• **TASK GOAL**
Write out every line of the material as it stands, apart from the pictures.
.....
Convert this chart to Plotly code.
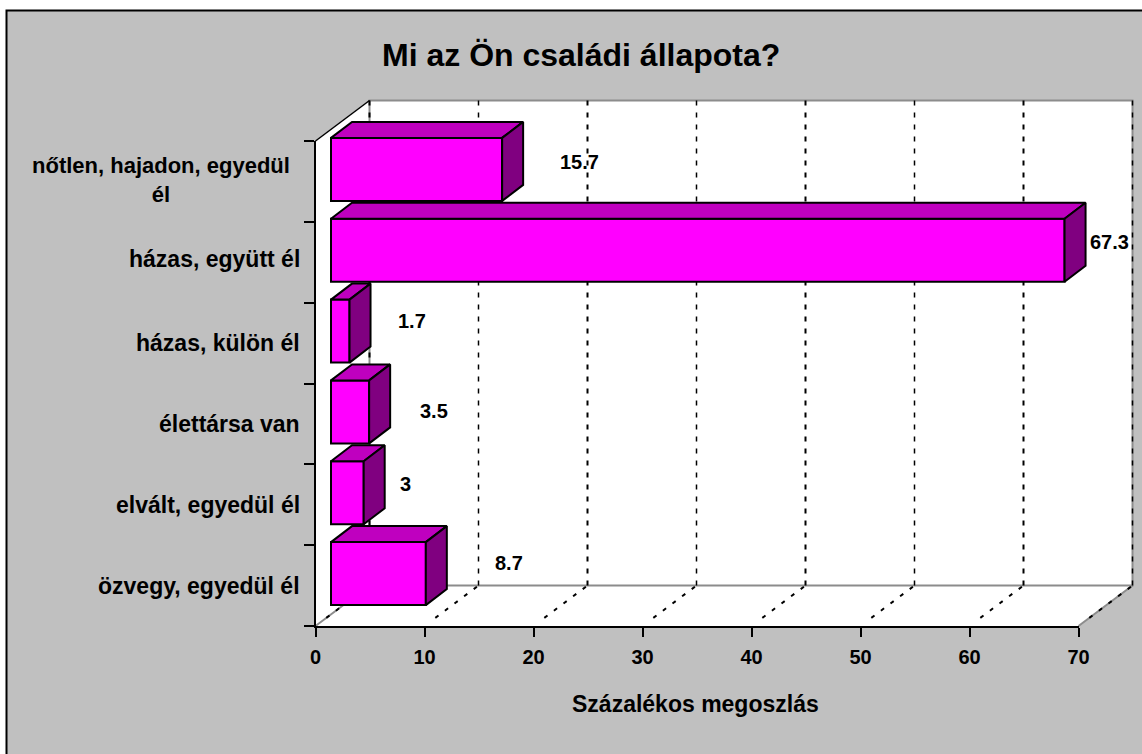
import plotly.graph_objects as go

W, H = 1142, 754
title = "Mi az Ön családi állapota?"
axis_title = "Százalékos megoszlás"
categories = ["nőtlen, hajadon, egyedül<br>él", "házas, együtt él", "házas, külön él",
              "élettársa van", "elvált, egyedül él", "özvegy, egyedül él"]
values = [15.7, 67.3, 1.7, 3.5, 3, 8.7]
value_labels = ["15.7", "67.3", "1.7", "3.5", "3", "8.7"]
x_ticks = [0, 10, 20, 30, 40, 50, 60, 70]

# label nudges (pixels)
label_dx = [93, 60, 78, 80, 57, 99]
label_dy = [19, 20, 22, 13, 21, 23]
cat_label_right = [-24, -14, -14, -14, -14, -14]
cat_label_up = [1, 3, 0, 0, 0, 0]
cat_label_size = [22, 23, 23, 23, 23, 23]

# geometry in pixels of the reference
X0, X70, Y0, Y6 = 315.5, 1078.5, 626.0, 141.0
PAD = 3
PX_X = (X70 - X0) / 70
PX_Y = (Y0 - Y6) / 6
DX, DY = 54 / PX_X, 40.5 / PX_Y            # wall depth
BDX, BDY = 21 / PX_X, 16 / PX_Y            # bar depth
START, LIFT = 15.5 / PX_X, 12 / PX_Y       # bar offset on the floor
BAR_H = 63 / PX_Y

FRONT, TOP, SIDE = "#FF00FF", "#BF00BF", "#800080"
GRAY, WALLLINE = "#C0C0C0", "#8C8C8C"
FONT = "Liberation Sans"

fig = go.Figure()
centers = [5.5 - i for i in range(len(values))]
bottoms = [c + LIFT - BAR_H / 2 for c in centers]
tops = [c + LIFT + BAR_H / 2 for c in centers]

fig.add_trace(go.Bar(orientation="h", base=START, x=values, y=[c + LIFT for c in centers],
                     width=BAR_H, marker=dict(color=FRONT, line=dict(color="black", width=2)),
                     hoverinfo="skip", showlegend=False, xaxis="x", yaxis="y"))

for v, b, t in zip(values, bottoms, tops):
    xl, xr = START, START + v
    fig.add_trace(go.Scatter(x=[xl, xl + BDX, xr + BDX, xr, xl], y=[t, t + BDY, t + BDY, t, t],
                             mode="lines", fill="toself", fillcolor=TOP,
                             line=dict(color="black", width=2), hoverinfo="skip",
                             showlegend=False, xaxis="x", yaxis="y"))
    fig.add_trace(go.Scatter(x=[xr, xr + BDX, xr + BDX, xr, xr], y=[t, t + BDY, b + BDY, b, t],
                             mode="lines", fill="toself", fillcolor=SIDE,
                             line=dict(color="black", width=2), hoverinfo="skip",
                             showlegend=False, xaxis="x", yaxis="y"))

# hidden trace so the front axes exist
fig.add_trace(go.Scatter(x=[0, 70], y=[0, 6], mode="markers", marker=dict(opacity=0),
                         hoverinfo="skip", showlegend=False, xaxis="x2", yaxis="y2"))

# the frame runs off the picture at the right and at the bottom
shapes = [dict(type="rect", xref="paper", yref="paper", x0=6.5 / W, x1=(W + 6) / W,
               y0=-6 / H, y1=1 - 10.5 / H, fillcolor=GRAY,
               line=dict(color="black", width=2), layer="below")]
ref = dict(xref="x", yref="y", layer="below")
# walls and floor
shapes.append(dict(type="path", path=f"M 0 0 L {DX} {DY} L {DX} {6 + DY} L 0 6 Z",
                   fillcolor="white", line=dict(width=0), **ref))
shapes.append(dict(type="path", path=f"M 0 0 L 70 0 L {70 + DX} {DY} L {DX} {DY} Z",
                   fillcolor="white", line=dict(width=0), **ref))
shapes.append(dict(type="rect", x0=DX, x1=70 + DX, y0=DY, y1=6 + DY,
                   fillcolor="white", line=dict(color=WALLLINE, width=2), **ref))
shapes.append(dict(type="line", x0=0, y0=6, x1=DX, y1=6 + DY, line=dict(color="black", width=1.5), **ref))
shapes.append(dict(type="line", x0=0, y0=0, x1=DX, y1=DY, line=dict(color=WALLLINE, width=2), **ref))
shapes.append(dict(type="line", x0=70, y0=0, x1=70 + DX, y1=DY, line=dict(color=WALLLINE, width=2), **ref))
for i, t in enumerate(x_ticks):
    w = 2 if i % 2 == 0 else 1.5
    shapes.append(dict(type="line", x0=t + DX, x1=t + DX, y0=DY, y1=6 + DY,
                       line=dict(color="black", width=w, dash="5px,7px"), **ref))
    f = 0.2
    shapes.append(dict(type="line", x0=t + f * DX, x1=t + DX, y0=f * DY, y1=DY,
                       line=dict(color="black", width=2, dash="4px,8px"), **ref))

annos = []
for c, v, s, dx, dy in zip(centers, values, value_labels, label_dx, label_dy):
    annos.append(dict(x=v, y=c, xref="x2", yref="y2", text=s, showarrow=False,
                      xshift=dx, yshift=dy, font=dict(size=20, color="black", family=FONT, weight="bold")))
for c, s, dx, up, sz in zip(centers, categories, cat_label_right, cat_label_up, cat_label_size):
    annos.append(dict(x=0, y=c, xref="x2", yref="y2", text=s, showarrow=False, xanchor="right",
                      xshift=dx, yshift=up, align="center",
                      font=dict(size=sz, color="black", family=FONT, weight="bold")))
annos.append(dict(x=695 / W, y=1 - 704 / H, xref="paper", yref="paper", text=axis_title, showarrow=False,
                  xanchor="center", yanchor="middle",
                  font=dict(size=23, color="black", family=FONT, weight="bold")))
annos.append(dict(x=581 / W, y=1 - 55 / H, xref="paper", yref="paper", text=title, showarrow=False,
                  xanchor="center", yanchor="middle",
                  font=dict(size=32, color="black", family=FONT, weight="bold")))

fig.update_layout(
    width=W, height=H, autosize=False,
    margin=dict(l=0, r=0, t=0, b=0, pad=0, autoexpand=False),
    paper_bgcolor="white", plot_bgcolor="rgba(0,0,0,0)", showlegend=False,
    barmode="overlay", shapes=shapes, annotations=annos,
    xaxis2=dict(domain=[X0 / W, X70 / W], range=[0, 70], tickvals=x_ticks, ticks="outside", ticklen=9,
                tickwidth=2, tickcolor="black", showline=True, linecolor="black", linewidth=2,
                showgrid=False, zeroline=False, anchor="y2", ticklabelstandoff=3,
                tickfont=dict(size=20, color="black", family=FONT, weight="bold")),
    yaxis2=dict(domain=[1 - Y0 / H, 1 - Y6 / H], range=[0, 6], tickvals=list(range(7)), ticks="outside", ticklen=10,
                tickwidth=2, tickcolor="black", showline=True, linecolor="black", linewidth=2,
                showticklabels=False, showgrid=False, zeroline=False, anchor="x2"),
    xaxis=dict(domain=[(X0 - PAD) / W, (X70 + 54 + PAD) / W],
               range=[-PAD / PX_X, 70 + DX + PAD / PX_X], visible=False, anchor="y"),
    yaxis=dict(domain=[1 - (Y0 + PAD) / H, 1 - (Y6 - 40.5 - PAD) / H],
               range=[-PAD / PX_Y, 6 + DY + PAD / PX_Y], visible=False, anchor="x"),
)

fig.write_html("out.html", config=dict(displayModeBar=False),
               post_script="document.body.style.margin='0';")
.....
• **REPLY**
Convert this chart to Plotly code.
import plotly.graph_objects as go

W, H = 1142, 754
title = "Mi az Ön családi állapota?"
axis_title = "Százalékos megoszlás"
categories = ["nőtlen, hajadon, egyedül<br>él", "házas, együtt él", "házas, külön él",
              "élettársa van", "elvált, egyedül él", "özvegy, egyedül él"]
values = [15.7, 67.3, 1.7, 3.5, 3, 8.7]
value_labels = ["15.7", "67.3", "1.7", "3.5", "3", "8.7"]
x_ticks = [0, 10, 20, 30, 40, 50, 60, 70]

# label nudges (pixels)
label_dx = [93, 60, 78, 80, 57, 99]
label_dy = [19, 20, 22, 13, 21, 23]
cat_label_right = [-24, -14, -14, -14, -14, -14]
cat_label_up = [1, 3, 0, 0, 0, 0]
cat_label_size = [22, 23, 23, 23, 23, 23]

# geometry in pixels of the reference
X0, X70, Y0, Y6 = 315.5, 1078.5, 626.0, 141.0
PAD = 3
PX_X = (X70 - X0) / 70
PX_Y = (Y0 - Y6) / 6
DX, DY = 54 / PX_X, 40.5 / PX_Y            # wall depth
BDX, BDY = 21 / PX_X, 16 / PX_Y            # bar depth
START, LIFT = 15.5 / PX_X, 12 / PX_Y       # bar offset on the floor
BAR_H = 63 / PX_Y

FRONT, TOP, SIDE = "#FF00FF", "#BF00BF", "#800080"
GRAY, WALLLINE = "#C0C0C0", "#8C8C8C"
FONT = "Liberation Sans"

fig = go.Figure()
centers = [5.5 - i for i in range(len(values))]
bottoms = [c + LIFT - BAR_H / 2 for c in centers]
tops = [c + LIFT + BAR_H / 2 for c in centers]

fig.add_trace(go.Bar(orientation="h", base=START, x=values, y=[c + LIFT for c in centers],
                     width=BAR_H, marker=dict(color=FRONT, line=dict(color="black", width=2)),
                     hoverinfo="skip", showlegend=False, xaxis="x", yaxis="y"))

for v, b, t in zip(values, bottoms, tops):
    xl, xr = START, START + v
    fig.add_trace(go.Scatter(x=[xl, xl + BDX, xr + BDX, xr, xl], y=[t, t + BDY, t + BDY, t, t],
                             mode="lines", fill="toself", fillcolor=TOP,
                             line=dict(color="black", width=2), hoverinfo="skip",
                             showlegend=False, xaxis="x", yaxis="y"))
    fig.add_trace(go.Scatter(x=[xr, xr + BDX, xr + BDX, xr, xr], y=[t, t + BDY, b + BDY, b, t],
                             mode="lines", fill="toself", fillcolor=SIDE,
                             line=dict(color="black", width=2), hoverinfo="skip",
                             showlegend=False, xaxis="x", yaxis="y"))

# hidden trace so the front axes exist
fig.add_trace(go.Scatter(x=[0, 70], y=[0, 6], mode="markers", marker=dict(opacity=0),
                         hoverinfo="skip", showlegend=False, xaxis="x2", yaxis="y2"))

# the frame runs off the picture at the right and at the bottom
shapes = [dict(type="rect", xref="paper", yref="paper", x0=6.5 / W, x1=(W + 6) / W,
               y0=-6 / H, y1=1 - 10.5 / H, fillcolor=GRAY,
               line=dict(color="black", width=2), layer="below")]
ref = dict(xref="x", yref="y", layer="below")
# walls and floor
shapes.append(dict(type="path", path=f"M 0 0 L {DX} {DY} L {DX} {6 + DY} L 0 6 Z",
                   fillcolor="white", line=dict(width=0), **ref))
shapes.append(dict(type="path", path=f"M 0 0 L 70 0 L {70 + DX} {DY} L {DX} {DY} Z",
                   fillcolor="white", line=dict(width=0), **ref))
shapes.append(dict(type="rect", x0=DX, x1=70 + DX, y0=DY, y1=6 + DY,
                   fillcolor="white", line=dict(color=WALLLINE, width=2), **ref))
shapes.append(dict(type="line", x0=0, y0=6, x1=DX, y1=6 + DY, line=dict(color="black", width=1.5), **ref))
shapes.append(dict(type="line", x0=0, y0=0, x1=DX, y1=DY, line=dict(color=WALLLINE, width=2), **ref))
shapes.append(dict(type="line", x0=70, y0=0, x1=70 + DX, y1=DY, line=dict(color=WALLLINE, width=2), **ref))
for i, t in enumerate(x_ticks):
    w = 2 if i % 2 == 0 else 1.5
    shapes.append(dict(type="line", x0=t + DX, x1=t + DX, y0=DY, y1=6 + DY,
                       line=dict(color="black", width=w, dash="5px,7px"), **ref))
    f = 0.2
    shapes.append(dict(type="line", x0=t + f * DX, x1=t + DX, y0=f * DY, y1=DY,
                       line=dict(color="black", width=2, dash="4px,8px"), **ref))

annos = []
for c, v, s, dx, dy in zip(centers, values, value_labels, label_dx, label_dy):
    annos.append(dict(x=v, y=c, xref="x2", yref="y2", text=s, showarrow=False,
                      xshift=dx, yshift=dy, font=dict(size=20, color="black", family=FONT, weight="bold")))
for c, s, dx, up, sz in zip(centers, categories, cat_label_right, cat_label_up, cat_label_size):
    annos.append(dict(x=0, y=c, xref="x2", yref="y2", text=s, showarrow=False, xanchor="right",
                      xshift=dx, yshift=up, align="center",
                      font=dict(size=sz, color="black", family=FONT, weight="bold")))
annos.append(dict(x=695 / W, y=1 - 704 / H, xref="paper", yref="paper", text=axis_title, showarrow=False,
                  xanchor="center", yanchor="middle",
                  font=dict(size=23, color="black", family=FONT, weight="bold")))
annos.append(dict(x=581 / W, y=1 - 55 / H, xref="paper", yref="paper", text=title, showarrow=False,
                  xanchor="center", yanchor="middle",
                  font=dict(size=32, color="black", family=FONT, weight="bold")))

fig.update_layout(
    width=W, height=H, autosize=False,
    margin=dict(l=0, r=0, t=0, b=0, pad=0, autoexpand=False),
    paper_bgcolor="white", plot_bgcolor="rgba(0,0,0,0)", showlegend=False,
    barmode="overlay", shapes=shapes, annotations=annos,
    xaxis2=dict(domain=[X0 / W, X70 / W], range=[0, 70], tickvals=x_ticks, ticks="outside", ticklen=9,
                tickwidth=2, tickcolor="black", showline=True, linecolor="black", linewidth=2,
                showgrid=False, zeroline=False, anchor="y2", ticklabelstandoff=3,
                tickfont=dict(size=20, color="black", family=FONT, weight="bold")),
    yaxis2=dict(domain=[1 - Y0 / H, 1 - Y6 / H], range=[0, 6], tickvals=list(range(7)), ticks="outside", ticklen=10,
                tickwidth=2, tickcolor="black", showline=True, linecolor="black", linewidth=2,
                showticklabels=False, showgrid=False, zeroline=False, anchor="x2"),
    xaxis=dict(domain=[(X0 - PAD) / W, (X70 + 54 + PAD) / W],
               range=[-PAD / PX_X, 70 + DX + PAD / PX_X], visible=False, anchor="y"),
    yaxis=dict(domain=[1 - (Y0 + PAD) / H, 1 - (Y6 - 40.5 - PAD) / H],
               range=[-PAD / PX_Y, 6 + DY + PAD / PX_Y], visible=False, anchor="x"),
)

fig.write_html("out.html", config=dict(displayModeBar=False),
               post_script="document.body.style.margin='0';")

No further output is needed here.